* **What is expected**: Repeat each record exactly as written, and drop any images.

++++++++++++++++++++

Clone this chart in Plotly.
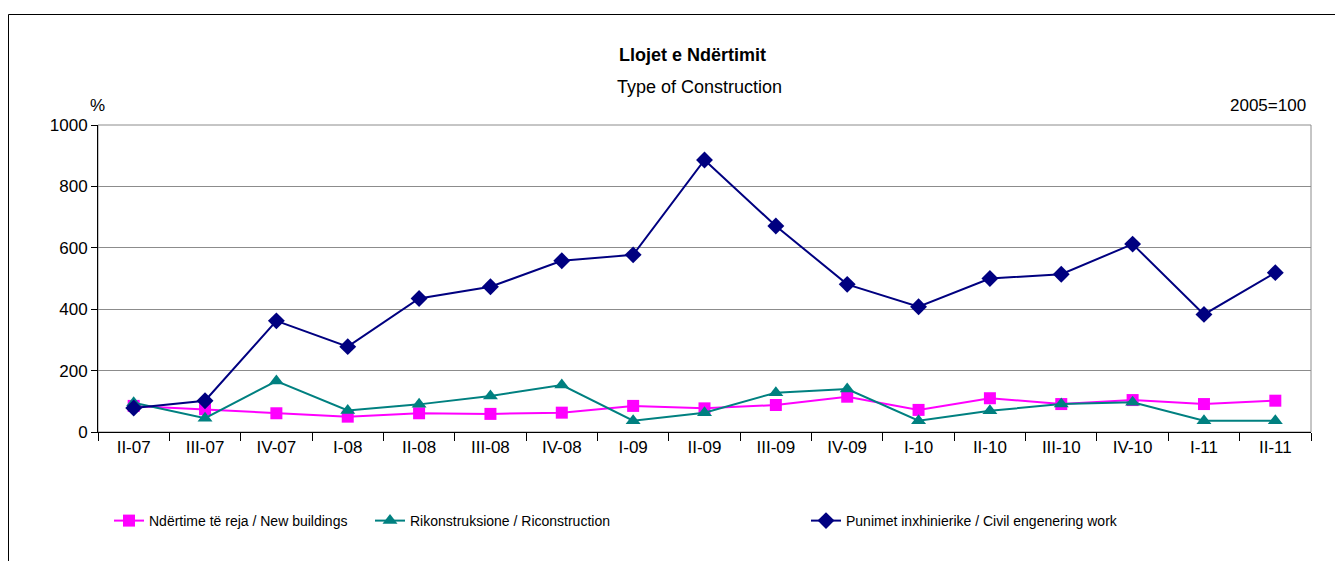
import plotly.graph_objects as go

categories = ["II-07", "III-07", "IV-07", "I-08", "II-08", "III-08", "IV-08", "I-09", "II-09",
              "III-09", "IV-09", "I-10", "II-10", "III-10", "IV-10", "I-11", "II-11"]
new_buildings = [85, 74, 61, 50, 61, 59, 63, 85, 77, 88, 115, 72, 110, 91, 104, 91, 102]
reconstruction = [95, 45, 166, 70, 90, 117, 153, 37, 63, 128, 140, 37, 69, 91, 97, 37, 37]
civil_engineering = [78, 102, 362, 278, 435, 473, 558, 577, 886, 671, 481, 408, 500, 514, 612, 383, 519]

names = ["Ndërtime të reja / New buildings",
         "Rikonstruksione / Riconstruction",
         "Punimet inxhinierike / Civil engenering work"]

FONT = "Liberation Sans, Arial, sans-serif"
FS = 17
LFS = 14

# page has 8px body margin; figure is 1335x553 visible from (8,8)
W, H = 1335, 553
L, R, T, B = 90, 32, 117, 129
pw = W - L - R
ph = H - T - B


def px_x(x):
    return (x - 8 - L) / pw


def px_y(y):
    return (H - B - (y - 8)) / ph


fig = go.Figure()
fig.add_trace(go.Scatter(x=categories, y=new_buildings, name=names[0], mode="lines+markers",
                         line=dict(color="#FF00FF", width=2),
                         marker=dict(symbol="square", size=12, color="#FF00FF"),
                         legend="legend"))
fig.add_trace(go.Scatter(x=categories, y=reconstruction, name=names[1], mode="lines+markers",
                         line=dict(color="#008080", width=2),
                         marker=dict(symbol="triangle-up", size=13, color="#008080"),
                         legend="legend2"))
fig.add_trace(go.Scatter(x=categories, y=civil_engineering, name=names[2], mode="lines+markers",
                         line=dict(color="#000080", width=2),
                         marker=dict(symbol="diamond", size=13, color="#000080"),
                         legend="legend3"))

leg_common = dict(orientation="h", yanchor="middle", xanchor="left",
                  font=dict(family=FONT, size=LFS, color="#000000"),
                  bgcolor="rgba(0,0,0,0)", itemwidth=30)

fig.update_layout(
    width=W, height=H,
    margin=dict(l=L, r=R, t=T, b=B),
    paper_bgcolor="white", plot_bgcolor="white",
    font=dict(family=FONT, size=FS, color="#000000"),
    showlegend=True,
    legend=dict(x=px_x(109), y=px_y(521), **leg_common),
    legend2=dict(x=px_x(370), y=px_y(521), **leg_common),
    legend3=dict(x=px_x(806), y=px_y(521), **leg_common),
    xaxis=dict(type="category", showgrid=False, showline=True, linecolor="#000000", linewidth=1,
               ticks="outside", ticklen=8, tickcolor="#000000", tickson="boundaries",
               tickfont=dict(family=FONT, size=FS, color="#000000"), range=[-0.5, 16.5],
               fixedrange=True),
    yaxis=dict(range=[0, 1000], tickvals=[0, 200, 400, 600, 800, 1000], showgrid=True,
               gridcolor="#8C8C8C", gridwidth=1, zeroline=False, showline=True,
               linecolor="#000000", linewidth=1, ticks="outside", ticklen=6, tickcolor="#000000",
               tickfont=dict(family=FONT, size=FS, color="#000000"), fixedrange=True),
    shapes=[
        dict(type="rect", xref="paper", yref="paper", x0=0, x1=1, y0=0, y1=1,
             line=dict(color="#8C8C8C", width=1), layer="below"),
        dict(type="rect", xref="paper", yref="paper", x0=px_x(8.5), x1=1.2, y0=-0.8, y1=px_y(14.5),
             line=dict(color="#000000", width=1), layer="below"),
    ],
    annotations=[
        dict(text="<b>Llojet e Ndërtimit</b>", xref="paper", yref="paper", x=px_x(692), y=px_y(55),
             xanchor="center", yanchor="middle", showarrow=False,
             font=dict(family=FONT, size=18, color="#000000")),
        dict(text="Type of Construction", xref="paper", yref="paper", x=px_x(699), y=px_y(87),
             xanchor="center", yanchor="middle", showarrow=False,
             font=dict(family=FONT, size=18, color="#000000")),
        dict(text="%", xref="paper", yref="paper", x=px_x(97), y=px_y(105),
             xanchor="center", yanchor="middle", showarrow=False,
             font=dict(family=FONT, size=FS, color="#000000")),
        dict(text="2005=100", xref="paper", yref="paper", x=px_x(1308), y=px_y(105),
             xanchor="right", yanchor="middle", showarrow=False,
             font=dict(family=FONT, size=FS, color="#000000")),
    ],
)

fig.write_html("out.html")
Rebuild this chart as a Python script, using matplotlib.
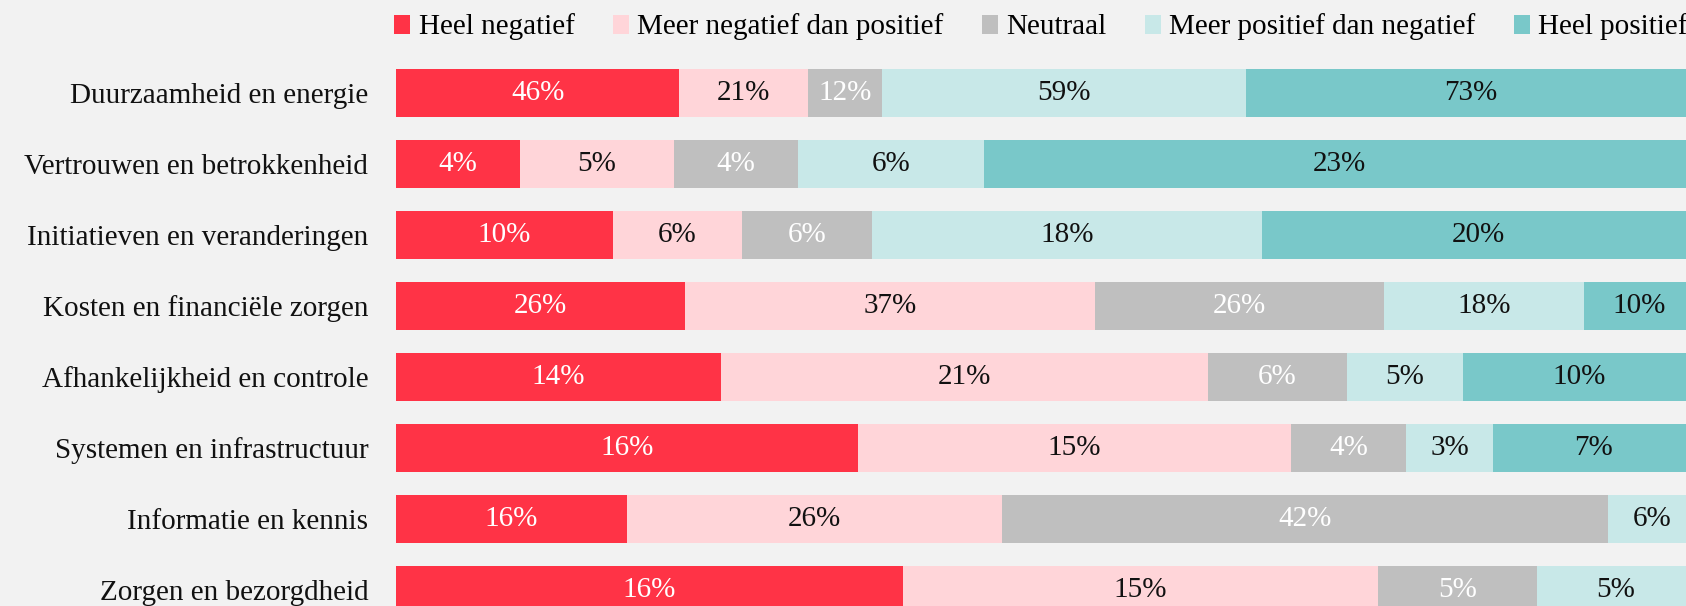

++++++++++++++++++++

* **Finished task**:
Clone this chart in Plotly.
import plotly.graph_objects as go

categories = ["II-07", "III-07", "IV-07", "I-08", "II-08", "III-08", "IV-08", "I-09", "II-09",
              "III-09", "IV-09", "I-10", "II-10", "III-10", "IV-10", "I-11", "II-11"]
new_buildings = [85, 74, 61, 50, 61, 59, 63, 85, 77, 88, 115, 72, 110, 91, 104, 91, 102]
reconstruction = [95, 45, 166, 70, 90, 117, 153, 37, 63, 128, 140, 37, 69, 91, 97, 37, 37]
civil_engineering = [78, 102, 362, 278, 435, 473, 558, 577, 886, 671, 481, 408, 500, 514, 612, 383, 519]

names = ["Ndërtime të reja / New buildings",
         "Rikonstruksione / Riconstruction",
         "Punimet inxhinierike / Civil engenering work"]

FONT = "Liberation Sans, Arial, sans-serif"
FS = 17
LFS = 14

# page has 8px body margin; figure is 1335x553 visible from (8,8)
W, H = 1335, 553
L, R, T, B = 90, 32, 117, 129
pw = W - L - R
ph = H - T - B


def px_x(x):
    return (x - 8 - L) / pw


def px_y(y):
    return (H - B - (y - 8)) / ph


fig = go.Figure()
fig.add_trace(go.Scatter(x=categories, y=new_buildings, name=names[0], mode="lines+markers",
                         line=dict(color="#FF00FF", width=2),
                         marker=dict(symbol="square", size=12, color="#FF00FF"),
                         legend="legend"))
fig.add_trace(go.Scatter(x=categories, y=reconstruction, name=names[1], mode="lines+markers",
                         line=dict(color="#008080", width=2),
                         marker=dict(symbol="triangle-up", size=13, color="#008080"),
                         legend="legend2"))
fig.add_trace(go.Scatter(x=categories, y=civil_engineering, name=names[2], mode="lines+markers",
                         line=dict(color="#000080", width=2),
                         marker=dict(symbol="diamond", size=13, color="#000080"),
                         legend="legend3"))

leg_common = dict(orientation="h", yanchor="middle", xanchor="left",
                  font=dict(family=FONT, size=LFS, color="#000000"),
                  bgcolor="rgba(0,0,0,0)", itemwidth=30)

fig.update_layout(
    width=W, height=H,
    margin=dict(l=L, r=R, t=T, b=B),
    paper_bgcolor="white", plot_bgcolor="white",
    font=dict(family=FONT, size=FS, color="#000000"),
    showlegend=True,
    legend=dict(x=px_x(109), y=px_y(521), **leg_common),
    legend2=dict(x=px_x(370), y=px_y(521), **leg_common),
    legend3=dict(x=px_x(806), y=px_y(521), **leg_common),
    xaxis=dict(type="category", showgrid=False, showline=True, linecolor="#000000", linewidth=1,
               ticks="outside", ticklen=8, tickcolor="#000000", tickson="boundaries",
               tickfont=dict(family=FONT, size=FS, color="#000000"), range=[-0.5, 16.5],
               fixedrange=True),
    yaxis=dict(range=[0, 1000], tickvals=[0, 200, 400, 600, 800, 1000], showgrid=True,
               gridcolor="#8C8C8C", gridwidth=1, zeroline=False, showline=True,
               linecolor="#000000", linewidth=1, ticks="outside", ticklen=6, tickcolor="#000000",
               tickfont=dict(family=FONT, size=FS, color="#000000"), fixedrange=True),
    shapes=[
        dict(type="rect", xref="paper", yref="paper", x0=0, x1=1, y0=0, y1=1,
             line=dict(color="#8C8C8C", width=1), layer="below"),
        dict(type="rect", xref="paper", yref="paper", x0=px_x(8.5), x1=1.2, y0=-0.8, y1=px_y(14.5),
             line=dict(color="#000000", width=1), layer="below"),
    ],
    annotations=[
        dict(text="<b>Llojet e Ndërtimit</b>", xref="paper", yref="paper", x=px_x(692), y=px_y(55),
             xanchor="center", yanchor="middle", showarrow=False,
             font=dict(family=FONT, size=18, color="#000000")),
        dict(text="Type of Construction", xref="paper", yref="paper", x=px_x(699), y=px_y(87),
             xanchor="center", yanchor="middle", showarrow=False,
             font=dict(family=FONT, size=18, color="#000000")),
        dict(text="%", xref="paper", yref="paper", x=px_x(97), y=px_y(105),
             xanchor="center", yanchor="middle", showarrow=False,
             font=dict(family=FONT, size=FS, color="#000000")),
        dict(text="2005=100", xref="paper", yref="paper", x=px_x(1308), y=px_y(105),
             xanchor="right", yanchor="middle", showarrow=False,
             font=dict(family=FONT, size=FS, color="#000000")),
    ],
)

fig.write_html("out.html")
Rebuild this chart as a Python script, using matplotlib.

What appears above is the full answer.